Era una mossa attesa da molto tempo e forse qualcuno all’interno dell’industria già lo sapeva (qualcuno che recentemente ha spiegato alla stampa la differenza che esiste tra Netflix e Amazon quando si tratta di cinema). A partire dal primo Dicembre, data di uscita di Wonder Wheel di Woody Allen, Amazon Studios diventano una distribuzione. Se in precedenza per i suoi film come Manchester By The Sea lo studio si era appoggiato ad altre distribuzioni più canoniche, adesso invece passa dall’essere nel business della produzione contenuti (sia le serie da mettere subito online che i film da far passare prima in sala) ad essere in quello della distribuzione tradizionale.

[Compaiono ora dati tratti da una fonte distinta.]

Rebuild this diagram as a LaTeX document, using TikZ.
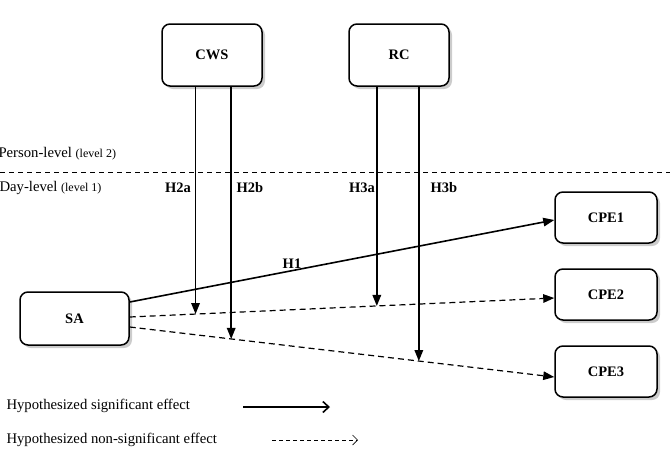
\documentclass[tikz,border=0pt]{standalone}
\usepackage{fontspec}
\setmainfont{Liberation Serif}
\usetikzlibrary{shapes,arrows.meta,shadows,calc}
\tikzstyle{mybox}=[draw,line width=1.5pt,rounded corners=8pt,fill=white,font=\bfseries\fontsize{14.5}{16}\selectfont,drop shadow={opacity=.4,shadow xshift=3pt,shadow yshift=-3pt}]
\tikzstyle{sig}=[line width=1.6pt,-{Triangle[length=11pt,width=8.5pt]}]
\tikzstyle{nonsig}=[line width=1.2pt,dash pattern=on 6pt off 4pt,-{Triangle[length=11pt,width=8.5pt]}]
\tikzstyle{hlab}=[font=\bfseries\fontsize{14.5}{16}\selectfont]
\tikzstyle{txt}=[anchor=west,font=\fontsize{14.7}{17}\selectfont]

\begin{document}
\begin{tikzpicture}[x=1pt,y=-1pt]
	\useasboundingbox (0,0) rectangle (670,456);
	% boxes
	\node[mybox,minimum width=100pt,minimum height=62pt] (cws) at (212,55) {CWS};
	\node[mybox,minimum width=100pt,minimum height=62pt] (rc) at (399,55) {RC};
	\node[mybox,minimum width=109pt,minimum height=53pt] (sa) at (74.5,318.5) {SA};
	\node[mybox,minimum width=102pt,minimum height=51pt] (cpe1) at (606,217.5) {CPE1};
	\node[mybox,minimum width=102pt,minimum height=51pt] (cpe2) at (606,294.5) {CPE2};
	\node[mybox,minimum width=102pt,minimum height=51pt] (cpe3) at (606,371.5) {CPE3};

	% levels
	\draw[line width=1pt,dash pattern=on 5pt off 4pt] (0,172) -- (670,172);
	\node[txt] (person) at (-5,154) {Person-level {\fontsize{12}{14}\selectfont(level 2)}};
	\node[txt] (day) at (-4,188) {Day-level {\fontsize{12}{14}\selectfont(level 1)}};

	% main paths
	\coordinate (sa1) at ([yshift=16.5pt]sa.east);
	\coordinate (sa2) at ([yshift=1.5pt]sa.east);
	\coordinate (sa3) at ([yshift=-8.5pt]sa.east);
	\coordinate (in1) at ([yshift=-2.5pt]cpe1.west);
	\coordinate (in2) at ([yshift=-3.5pt]cpe2.west);
	\coordinate (in3) at ([yshift=-5.5pt]cpe3.west);
	\draw[sig] (sa1) -- (in1);
	\draw[nonsig] (sa2) -- (in2);
	\draw[nonsig] (sa3) -- (in3);

	% moderators
	\coordinate (h2a) at ($(sa2)!0.155!(in2)$);
	\coordinate (h3a) at ($(sa2)!0.582!(in2)$);
	\coordinate (h2b) at ($(sa3)!0.239!(in3)$);
	\coordinate (h3b) at ($(sa3)!0.681!(in3)$);
	\draw[sig] (cws.south -| h2a) -- (h2a);
	\draw[sig] (cws.south -| h2b) -- (h2b);
	\draw[sig] (rc.south -| h3a) -- (h3a);
	\draw[sig] (rc.south -| h3b) -- (h3b);

	\node[hlab] (lh1) at (292,264) {H1};
	\node[hlab] (lh2a) at (178,188) {H2a};
	\node[hlab] (lh2b) at (250,188) {H2b};
	\node[hlab] (lh3a) at (362,188) {H3a};
	\node[hlab] (lh3b) at (444,188) {H3b};

	% legend
	\node[txt] (leg1) at (3,406) {Hypothesized significant effect};
	\node[txt] (leg2) at (3,440) {Hypothesized non-significant effect};
	\coordinate (l1a) at (243,407);
	\coordinate (l1b) at (330,407);
	\coordinate (l2a) at (272,440);
	\coordinate (l2b) at (358,440);
	\draw[line width=1.6pt,-{Straight Barb[length=6pt,width=11pt]}] (l1a) -- (l1b);
	\draw[line width=.7pt,dash pattern=on 4pt off 3pt,-{Straight Barb[length=5pt,width=10pt]}] (l2a) -- (l2b);
\end{tikzpicture}
\end{document}
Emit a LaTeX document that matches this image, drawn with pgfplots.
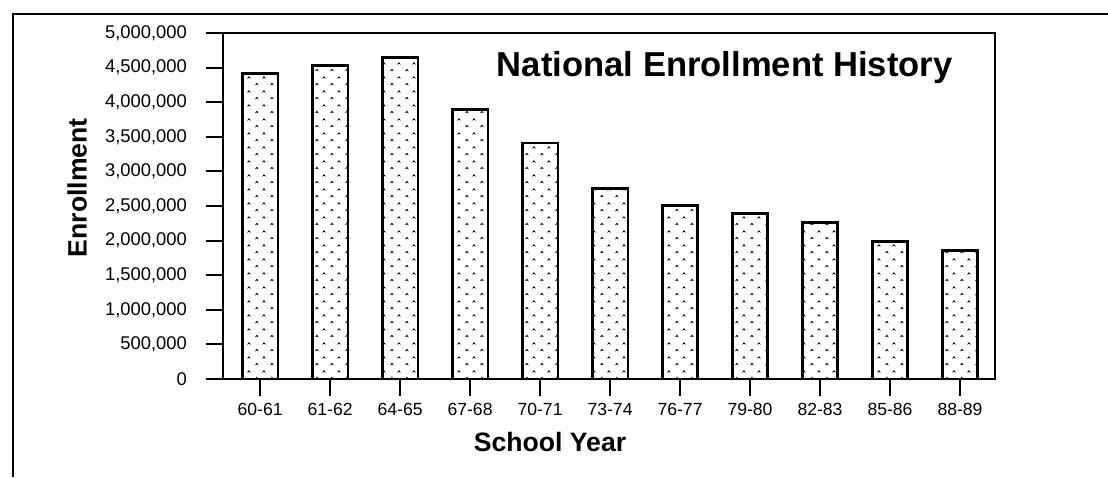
\documentclass[border=0pt]{standalone}
\usepackage{pgfplots}
\pgfplotsset{compat=1.18}
\usepackage{fontspec}
\setmainfont{Liberation Sans}
\usetikzlibrary{patterns}
\pgfdeclarepatternformonly{sparsedots}{\pgfpointorigin}{\pgfpoint{7.5pt}{7pt}}{\pgfpoint{7.5pt}{7pt}}{
  \pgfpathmoveto{\pgfpoint{0pt}{0.4pt}}\pgfpathlineto{\pgfpoint{1pt}{1.8pt}}\pgfpathlineto{\pgfpoint{2pt}{0.4pt}}\pgfpathlineto{\pgfpoint{1pt}{0.9pt}}\pgfpathclose
  \pgfpathmoveto{\pgfpoint{3.75pt}{3.9pt}}\pgfpathlineto{\pgfpoint{4.75pt}{5.3pt}}\pgfpathlineto{\pgfpoint{5.75pt}{3.9pt}}\pgfpathlineto{\pgfpoint{4.75pt}{4.4pt}}\pgfpathclose
  \pgfusepath{fill}}
\begin{document}
\begin{tikzpicture}
\useasboundingbox (0,0) rectangle (554pt,238.5pt);
\draw[line width=1.1pt] (6.5pt,0) -- (6.5pt,231.5pt) -- (554pt,231.5pt);
\begin{axis}[
  scale only axis,
  width=386pt, height=173pt,
  at={(111.5pt,49pt)}, anchor=south west,
  xmin=-0.53, xmax=10.5,
  ymin=0, ymax=5000000,
  axis line style={line width=1pt},
  xtick={0,...,10},
  xticklabels={60-61,61-62,64-65,67-68,70-71,73-74,76-77,79-80,82-83,85-86,88-89},
  ytick={0,500000,...,5000000},
  scaled y ticks=false,
  tick align=outside,
  major tick length=8.5pt,
  tick style={line width=1pt, black},
  xtick pos=bottom, ytick pos=left,
  /pgf/number format/fixed,
  /pgf/number format/precision=0,
  /pgf/number format/1000 sep={,},
  /pgf/number format/assume math mode=true,
  yticklabel style={font=\fontsize{9.2}{10}\selectfont, xshift=-6pt},
  xticklabel style={font=\fontsize{8.8}{10}\selectfont},
  xlabel={School Year},
  ylabel={Enrollment},
  xlabel style={font=\fontsize{13.3}{15}\selectfont\bfseries, at={(axis description cs:0.4236,-0.182)}, anchor=center},
  ylabel style={font=\fontsize{13.3}{15}\selectfont\bfseries, at={(axis description cs:-0.189,0.553)}, anchor=center},
  title={National Enrollment History},
  every axis title shift=0pt,
  title style={font=\fontsize{17.3}{20}\selectfont\bfseries, at={(axis description cs:0.65,0.899)}, anchor=center},
]
\addplot[ybar, bar width=0.51, draw=black, line width=1.4pt, pattern=sparsedots, pattern color=black]
coordinates {
(0,4420000) (1,4530000) (2,4650000) (3,3890000) (4,3410000) (5,2750000)
(6,2510000) (7,2390000) (8,2260000) (9,1990000) (10,1860000)
};
\end{axis}
\end{tikzpicture}
\end{document}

È una bella aggiunta e soprattutto una bella dichiarazione d’intenti. Era abbastanza chiaro che gli Amazon Studios fossero in linea con il modello di business tradizionale del cinema, ma ora è evidente che non sono qui per cambiare niente. Almeno non nel breve termine.
Per il suo primo passo nella distribuzione infatti Amazon ha investito, ha assunto nuovo personale e ha affidato tutto all’ufficio marketing (sarà interessante vedere come se la cavano), soprattutto ha scelto un film molto facile come Wonder Wheel, uno che porta impresso il nome del proprio autore (Woody Allen), già dotato di un pubblico suo, di cinema suoi e città in cui funziona.

Più curioso può essere vedere come si comporterà quando sarà il momento di distribuire film molto più complicati come il “remake non remake” di Suspiria di Luca Guadagnino (non sarà horror ma tutti si aspetteranno e desidereranno un horror), il dramedy con Ben Stiller Brad’s Status e lo strano film di Todd Haynes, Wonderstruck. Sono tutti titoli molto piccoli per il mercato americano, a rischio estremamente contenuto, ma forse per questo non proprio facili.

La conseguenza più ovvia di questa mossa è che nel breve futuro avrà molto senso per gli Amazon Studios produrre film più grandi. Se a Netflix e Amazon non interessano i veri grandi blockbuster è perché gli investimenti per lo streaming non si contano nell’ordine delle centinaia di milioni di dollari, anzi lo streaming ha proprio sottratto al cinema quel segmento produttivo: il film piccolo o medio con grandi star (War Machine, The Irishman) come pure il prodotto d’autore di alto profilo (i film di Spike Lee). È il grande blockbuster allora a rimanere un’esclusiva della sala e della distribuzione mondiale, finanziato da tanti soggetti diversi, solitamente con contributi cinesi o grazie a fondi d’investimento internazionali.

Eppure se Amazon ora è anche un distributore, se cioè agisce sul territorio statunitense (e nel resto del mondo in collaborazione con distributori locali) allora comincia ad avere un senso pensare più in grande, non solo i film piccoli e medi ma anche quelli giganti diventano economicamente sensati.
Se insomma il suo modello di business, nato solamente online, gradualmente trasferito in sala è ora definitivamente fondato sulla catena completa (produrre, distribuire in sala, distribuire in home video, come solo le major fanno), perché i suoi film non dovrebbero essere gli stessi della Warner, della Universal o della Disney?